Ma and Pa Harlequin Ducks



Long-tailed Duck



Male King Eider



Black Oystercatcher



Common Murre



Rhinoceros Auklets



Tufted Puffin



Male Smew. These are “Asian” birds

Of course that isn’t all we saw at the Alaska SeaLife Center.  There are lots of marine mammals and marine life for viewing, including a female octopus that had recently laid rice-shaped white eggs.


Momma Octopus and babies (the white stuff)



Basket Sea Star





Harbor Seal




And one cannot forget about the marine debris artwork.  Marine debris is an issue near and dear to my heart.  Whenever I am out on the beach I dutifully pickup whatever debris I can find and carry back to my vehicle, provided I have a bag in which to carry the debris.  The students who created this work of art are so creative.  I would love to have something like this in my yard.  Call me crazy.


Marine Debris Masterpiece

At my brother’s house I found a Varied Thrush hiding on the ground. The bird was a little shy and flushed whenever I opened the window to try to get a better photograph. They also had Dark-eyed Juncos and a Downy Woodpecker coming to their feeders.


Female Downy Woodpecker working both the suet feeder and the tree



Varied Thrush

The next morning before we left town for our drive to Anchorage we stopped off at a few birding hotspots: Lowell Point, Ava’s Feeders, Nash Road, and the lagoon along the road into town. I suspect it has a name for locals and other birders. At the lagoon we saw several pairs of Common Goldeneye. The males were doing their display calls and behaviors – throwing their heads back. Fun to watch their efforts to woo the females.
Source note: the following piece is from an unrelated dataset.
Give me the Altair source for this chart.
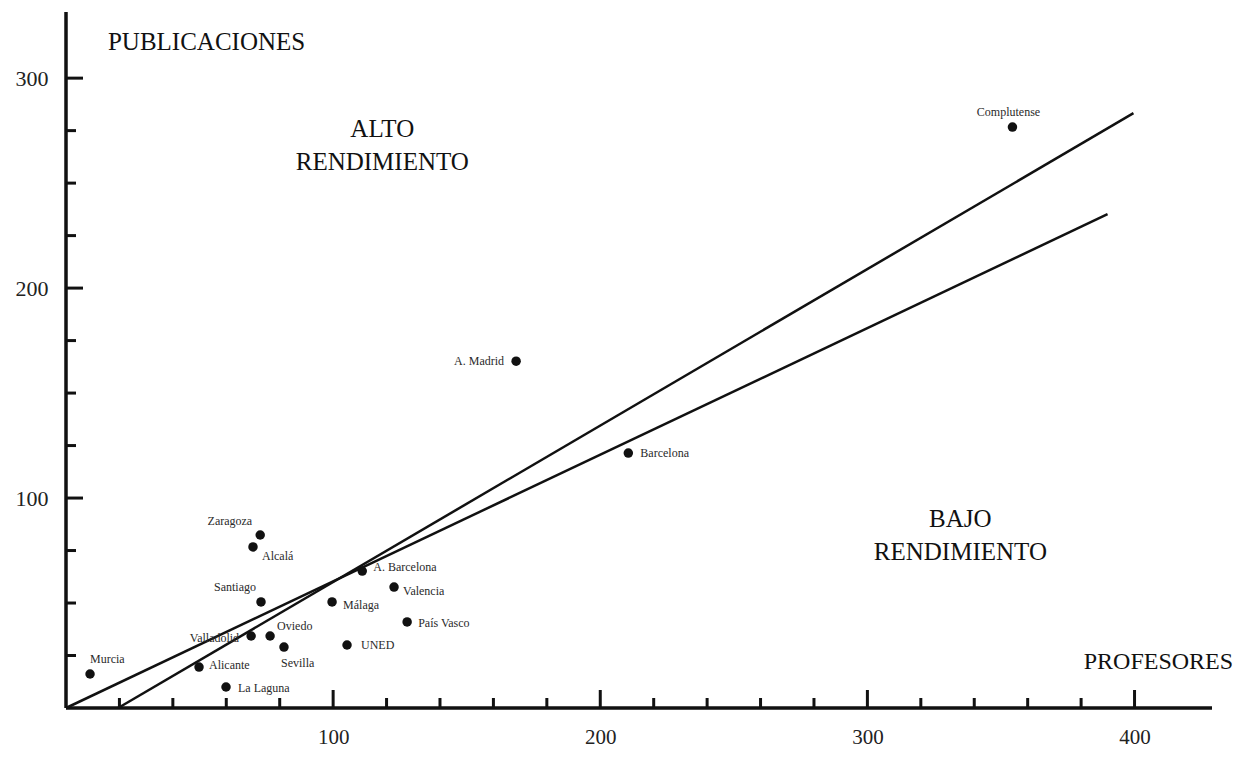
import altair as alt
import pandas as pd

# ---------------- data ----------------
names = ["Complutense", "A. Madrid", "Barcelona", "Zaragoza", "Alcalá",
         "A. Barcelona", "Valencia", "Santiago", "Málaga", "País Vasco",
         "Valladolid", "Oviedo", "Sevilla", "UNED", "Alicante", "La Laguna", "Murcia"]
profesores = [354.3, 168.5, 210.5, 72.7, 70.0,
              110.9, 122.8, 73.0, 99.6, 127.7,
              69.3, 76.4, 81.6, 105.2, 49.8, 59.9, 9.0]
publicaciones = [276.7, 165.2, 121.4, 82.4, 76.7,
                 65.2, 57.6, 50.5, 50.5, 41.0,
                 34.3, 34.3, 29.0, 30.0, 19.5, 10.0, 16.2]

# regression lines (start / end points)
line_id = ["a", "b"]
line_x0 = [0.0, 19.5]
line_y0 = [0.0, 0.0]
line_x1 = [389.9, 399.6]
line_y1 = [235.2, 283.3]

# axes
x_ticks = list(range(20, 401, 20))
y_ticks = list(range(25, 301, 25))
x_labels = [100, 200, 300, 400]
y_labels = [100, 200, 300]
X_MAX = 429.0
Y_MAX = 331.5

# annotations
annot_text = ["PUBLICACIONES", "ALTO", "RENDIMIENTO", "BAJO", "RENDIMIENTO", "PROFESORES"]
annot_x = [15.7, 118.4, 118.4, 334.8, 334.8, 436.9]
annot_y = [317.1, 275.7, 260.0, 90.0, 74.3, 21.9]

# ---------------- style ----------------
W, H = 1146, 696
FONT = "Liberation Serif"
INK = "#111111"
label_align = ["center", "right", "left", "right", "left",
               "left", "left", "right", "left", "left",
               "right", "left", "left", "left", "left", "left", "left"]
label_dx = [-4, -12, 12, -8, 9, 11, 9, -5, 11, 11, -12, 7, -3, 14, 10, 12, 0]
label_dy = [-15, 0, 0, -14, 9, -4, 4, -15, 3, 1, 2, -10, 16, 0, -2, 1, -15]
annot_align = ["left", "center", "center", "center", "center", "right"]
annot_size = [25, 25, 25, 25, 25, 24]
px_x = W / X_MAX
px_y = H / Y_MAX
X_MAJOR_LEN, X_MINOR_LEN = 18 / px_y, 10 / px_y
Y_MAJOR_LEN, Y_MINOR_LEN = 17 / px_x, 10 / px_x

xscale = alt.Scale(domain=[0, X_MAX], nice=False, zero=False)
yscale = alt.Scale(domain=[0, Y_MAX], nice=False, zero=False)
xaxis = alt.Axis(values=x_labels, domain=False, ticks=False, grid=False, title=None,
                 labelFont=FONT, labelFontSize=21, labelPadding=18, labelColor="#222222",
                 labelFontWeight="normal")
yaxis = alt.Axis(values=y_labels, domain=False, ticks=False, grid=False, title=None,
                 labelFont=FONT, labelFontSize=22, labelPadding=18, labelColor="#222222",
                 labelFontWeight="normal")


def X(f):
    return alt.X(f"{f}:Q", scale=xscale, axis=xaxis)


def Y(f):
    return alt.Y(f"{f}:Q", scale=yscale, axis=yaxis)


pts = pd.DataFrame({"name": names, "x": profesores, "y": publicaciones})

# axis lines
axes_df = pd.DataFrame({"x": [0.0, 0.0], "y": [0.0, 0.0], "x2": [X_MAX, 0.0], "y2": [0.0, Y_MAX]})
axis_lines = alt.Chart(axes_df).mark_rule(color=INK, strokeWidth=3.5).encode(
    x=X("x"), y=Y("y"), x2="x2:Q", y2="y2:Q")

# x ticks
xt = pd.DataFrame({"x": x_ticks, "y": [0.0] * len(x_ticks),
                   "y2": [X_MAJOR_LEN if v % 100 == 0 else X_MINOR_LEN for v in x_ticks]})
x_tick_marks = alt.Chart(xt).mark_rule(color=INK, strokeWidth=3).encode(
    x=X("x"), y=Y("y"), y2="y2:Q")

yt = pd.DataFrame({"y": y_ticks, "x": [0.0] * len(y_ticks),
                   "x2": [Y_MAJOR_LEN if v % 100 == 0 else Y_MINOR_LEN for v in y_ticks]})
y_tick_marks = alt.Chart(yt).mark_rule(color=INK, strokeWidth=3).encode(
    x=X("x"), x2="x2:Q", y=Y("y"))

# regression lines
ld = pd.DataFrame({"id": line_id, "x": line_x0, "y": line_y0, "x2": line_x1, "y2": line_y1})
reg_lines = alt.Chart(ld).mark_rule(color=INK, strokeWidth=2.5).encode(
    x=X("x"), y=Y("y"), x2="x2:Q", y2="y2:Q")

# points
points = alt.Chart(pts).mark_circle(color=INK, size=90, opacity=1).encode(
    x=X("x"), y=Y("y"))

layers = [axis_lines, x_tick_marks, y_tick_marks, reg_lines, points]

# point labels
for i, n in enumerate(names):
    sub = pts.iloc[[i]]
    layers.append(
        alt.Chart(sub).mark_text(font=FONT, fontSize=12, color="#2a2a2a",
                                 align=label_align[i], baseline="middle",
                                 dx=label_dx[i], dy=label_dy[i]).encode(
            x=X("x"), y=Y("y"), text="name:N"))

# annotations
ad = pd.DataFrame({"t": annot_text, "x": annot_x, "y": annot_y})
for i in range(len(annot_text)):
    layers.append(
        alt.Chart(ad.iloc[[i]]).mark_text(font=FONT, fontSize=annot_size[i], color=INK,
                                          align=annot_align[i], baseline="middle").encode(
            x=X("x"), y=Y("y"), text="t:N"))

chart = alt.layer(*layers).properties(
    width=W, height=H,
    padding={"left": 58, "top": 4, "right": 25, "bottom": 41},
    autosize=alt.AutoSizeParams(type="none"),
    background="white",
).configure_view(stroke=None)

chart.save("out.html", embed_options={"renderer": "svg", "actions": False})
Female White-winged Crossbill



Common Merganser



Song Sparrow – all puffed up



Common Mergansers in the bay



Barrow’s Goldeneye Male – in the bay



Male and Female Barrow’s Goldeneyes – is courtship beginning?



Male Belted Kingfisher

There have been several Purple Finches in town, but we missed them. Maybe next time.  Here is a list of the species we (Jack and I) observed while we did a quick visit of Seward:

Common Merganser

Common Goldeneye

Barrow’s Goldeneye


Varied Thrush

Song Sparrow

White-winged Crossbill

Red-breasted Nuthatch

Rock Pigeon

Belted Kingfisher (always a favorite)

Bald Eagle

Common Raven

Dark-eyed Junco

Common Murre

Marbled Murrelet

Harlequin Duck

Pine Siskin

Pine Grosbeak

Surf Scoter

Pelagic Cormorant

Mew Gull

Glaucous-winged Gull


It was definitely “A Great Day to Bird” in Seward.